SANSA is developing the new data cube platform to allow the broader industry to develop products and services that any government department could access by simply logging in to extract the information they need, without the need for extensive processing on the side of the user.

“This system is close to completion and will be installed within SANSA in the coming months,” says Munsami.

 


“We have a very strong programme on research and development, and we want to make it more relevant to the ordinary citizen,” says Munsami.

In 2018, SANSA answered a request by the International Civil Aviation Organisation to start incorporating space weather information as part of civil aviation flight plans. The activity of the sun can have negative effects on the navigation and communications systems of aircraft, and SANSA has the capacity to monitor such activity.

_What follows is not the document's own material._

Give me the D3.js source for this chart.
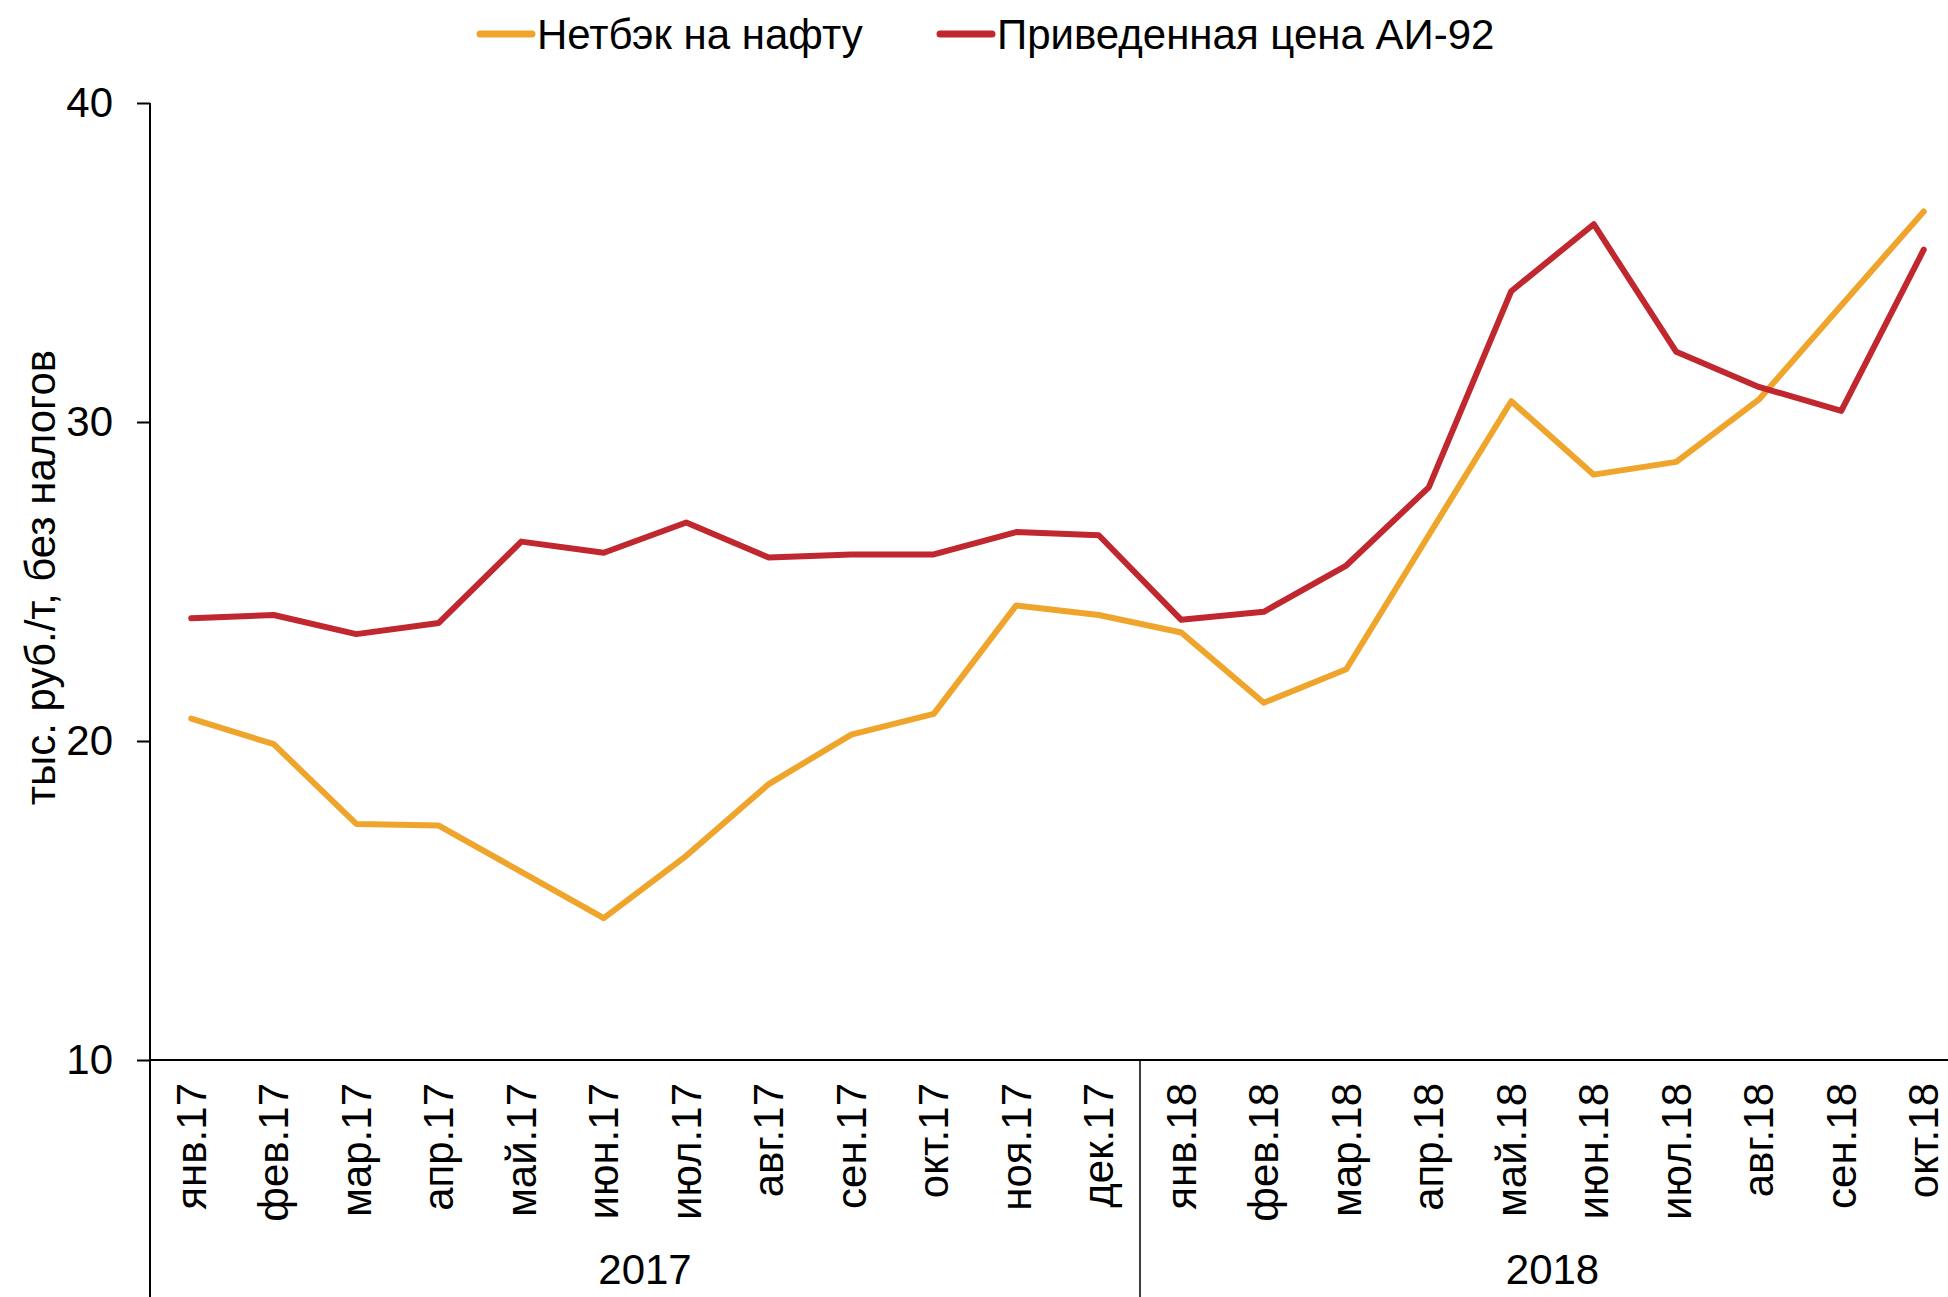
<!DOCTYPE html>
<html>
<head>
<meta charset="utf-8">
<script src="https://cdn.jsdelivr.net/npm/d3@7"></script>
<style>
  html, body { margin: 0; padding: 0; background: #fff; }
  svg { display: block; font-family: "Liberation Sans", Arial, sans-serif; }
</style>
</head>
<body>
<svg id="chart" width="1948" height="1297"></svg>
<script>
// Month labels along the x axis
const months = [
  'янв.17', 'фев.17', 'мар.17', 'апр.17', 'май.17', 'июн.17',
  'июл.17', 'авг.17', 'сен.17', 'окт.17', 'ноя.17', 'дек.17',
  'янв.18', 'фев.18', 'мар.18', 'апр.18', 'май.18', 'июн.18',
  'июл.18', 'авг.18', 'сен.18', 'окт.18',
];
// Year groups under the months
const years = ['2017', '2018'];
const yearMonths = [12, 10];

// Series values, тыс. руб./т
const netback = [
  20.7, 19.9, 17.4, 17.35, 15.9, 14.45, 16.4, 18.65, 20.2, 20.85, 24.25, 23.95,
  23.4, 21.2, 22.25, 26.45, 30.65, 28.35, 28.75, 30.7, 33.65, 36.6,
];
const ai92 = [
  23.85, 23.95, 23.35, 23.7, 26.25, 25.9, 26.85, 25.75, 25.85, 25.85, 26.55, 26.45,
  23.8, 24.05, 25.5, 27.95, 34.1, 36.2, 32.2, 31.1, 30.35, 35.4,
];
const yTicks = [10, 20, 30, 40];

const series = [
  { name: 'Нетбэк на нафту', values: netback, color: '#EFA52C' },
  { name: 'Приведенная цена АИ-92', values: ai92, color: '#C0272F' },
];

const svg = d3.select('#chart');
const font = 42;

// Scales
const left = 150;
const step = 82.5;
const x = d3.scaleBand()
  .domain(months)
  .range([left, left + step * months.length])
  .padding(0);
const y = d3.scaleLinear().domain([10, 40]).range([1060, 103]);

// Y axis
const yAxis = svg.append('g')
  .attr('transform', `translate(${left},0)`)
  .call(d3.axisLeft(y).tickValues(yTicks).tickSize(13).tickPadding(24).tickSizeOuter(0));
yAxis.select('.domain').remove();
yAxis.selectAll('.tick line').attr('stroke', '#000').attr('stroke-width', 2);
yAxis.selectAll('.tick text')
  .attr('font-size', font)
  .attr('fill', '#000')
  .attr('font-family', '"Liberation Sans", Arial, sans-serif');

// vertical axis line runs to the bottom of the image
svg.append('line')
  .attr('x1', left).attr('x2', left)
  .attr('y1', y(40)).attr('y2', 1297)
  .attr('stroke', '#000').attr('stroke-width', 2);

// X axis line at the bottom of the value range
svg.append('line')
  .attr('x1', left).attr('x2', x.range()[1])
  .attr('y1', y(10)).attr('y2', y(10))
  .attr('stroke', '#000').attr('stroke-width', 2);

// Month labels, rotated
svg.append('g')
  .selectAll('text')
  .data(months)
  .join('text')
  .attr('transform', d => `translate(${x(d) + x.bandwidth() / 2},1083) rotate(-90)`)
  .attr('text-anchor', 'end')
  .attr('dominant-baseline', 'central')
  .attr('font-size', font)
  .text(d => d);

// Year groups and dividers
let start = 0;
years.forEach((yr, i) => {
  const x0 = x(months[start]);
  const end = start + yearMonths[i];
  const x1 = x(months[end - 1]) + x.bandwidth();
  svg.append('line')
    .attr('x1', x1).attr('x2', x1)
    .attr('y1', y(10)).attr('y2', 1297)
    .attr('stroke', '#000').attr('stroke-width', 1.5);
  svg.append('text')
    .attr('x', (x0 + x1) / 2)
    .attr('y', 1284)
    .attr('text-anchor', 'middle')
    .attr('font-size', font)
    .text(yr);
  start = end;
});

// Y axis title
svg.append('text')
  .attr('transform', `translate(40,${(y(40) + y(10)) / 2 - 4}) rotate(-90)`)
  .attr('text-anchor', 'middle')
  .attr('dominant-baseline', 'central')
  .attr('font-size', font)
  .text('тыс. руб./т, без налогов');

// Lines
const line = d3.line()
  .x((d, i) => x(months[i]) + x.bandwidth() / 2)
  .y(d => y(d));

series.forEach((s) => {
  svg.append('path')
    .datum(s.values)
    .attr('d', line)
    .attr('fill', 'none')
    .attr('stroke', s.color)
    .attr('stroke-width', 6)
    .attr('stroke-linejoin', 'round')
    .attr('stroke-linecap', 'round');
});

// Legend
const legendX = [480, 940];
series.forEach((s, i) => {
  const g = svg.append('g').attr('transform', `translate(${legendX[i]},34)`);
  g.append('line')
    .attr('x1', 0).attr('x2', 52)
    .attr('stroke', s.color)
    .attr('stroke-width', 7)
    .attr('stroke-linecap', 'round');
  g.append('text')
    .attr('x', 57)
    .attr('dominant-baseline', 'central')
    .attr('font-size', font)
    .text(s.name);
});
</script>
</body>
</html>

SANSA has been designated to provide information for aircraft flying over the entire African continent in near real-time, as such SANSA will be building a new space weather monitoring centre in Hermanus that will be operational 24/7.

“It will cost us about R100 million – we will have it ready in the next two years, and we will be increasing our technical and operational capacity for this.”

 



“We are upgrading our Satellite Assembly, Integration, and Testing Facility in Grabouw, which will take us another two years to complete. We plan to have three satellites launched – cubesats – and we have funding to increase the number of satellites over the next few years,” says Munsami.

SANSA plans to establish a new satellite development programme for an optical satellite mission that would be developed in collaboration with other African partners to form a constellation. This effort will use the lessons learned while developing the ZACube satellites that were launched in previous years.

 


Space Operations provides support for space launches by Europe and the United States of America, and SANSA remains the only space agency that provides these services over Africa.

“We undertake a significant number of launch-support activities, such as issuing commands for separation of the upper stages, ejecting satellites into orbit, switching on the satellites for the client, and in-orbit testing of the satellites. All of these are businesses within SANSA,” says Munsami.

SANSA is exploring the possibility of building a new ground station for near-Earth and deep-space exploration in Matjiesfontein, in the Western Cape. This new ground station, if successful, would support NASA’s efforts to return the next man and the first woman to the Moon, and also its efforts to journey beyond to Mars.

“We are also in discussions with the Department of Telecommunications and Postal Services to develop South Africa’s very own telecommunication satellites.” SANSA plans to develop a satellite augmentation system that brings navigation errors down to within a metre.

Munsami sees this new system as an important revenue-generating opportunity to be used by private industry and the public sector, for instance in providing location services for address boxes in dense informal settlements.

Revenue generation for a more sustainable SANSA

“We have done a business case that proves that with every Rand we spend, we can recoup about R10 in benefits,” says Munsami. “So if we spend an estimated R1 billion in the next 10 years, the direct and indirect benefits would be around R10 billion.

 “Our primary vision going forward is to position ourselves for the African Space Programme to benefit all 55 countries on the continent. Our vision is taking the unique value proposition we have at SANSA to the rest of Africa.”

While SANSA’s previous strategy was largely South Africa-focused, Munsami says the next five years will be more Africa-focused. “This gives us growth opportunities for the South African space sector.”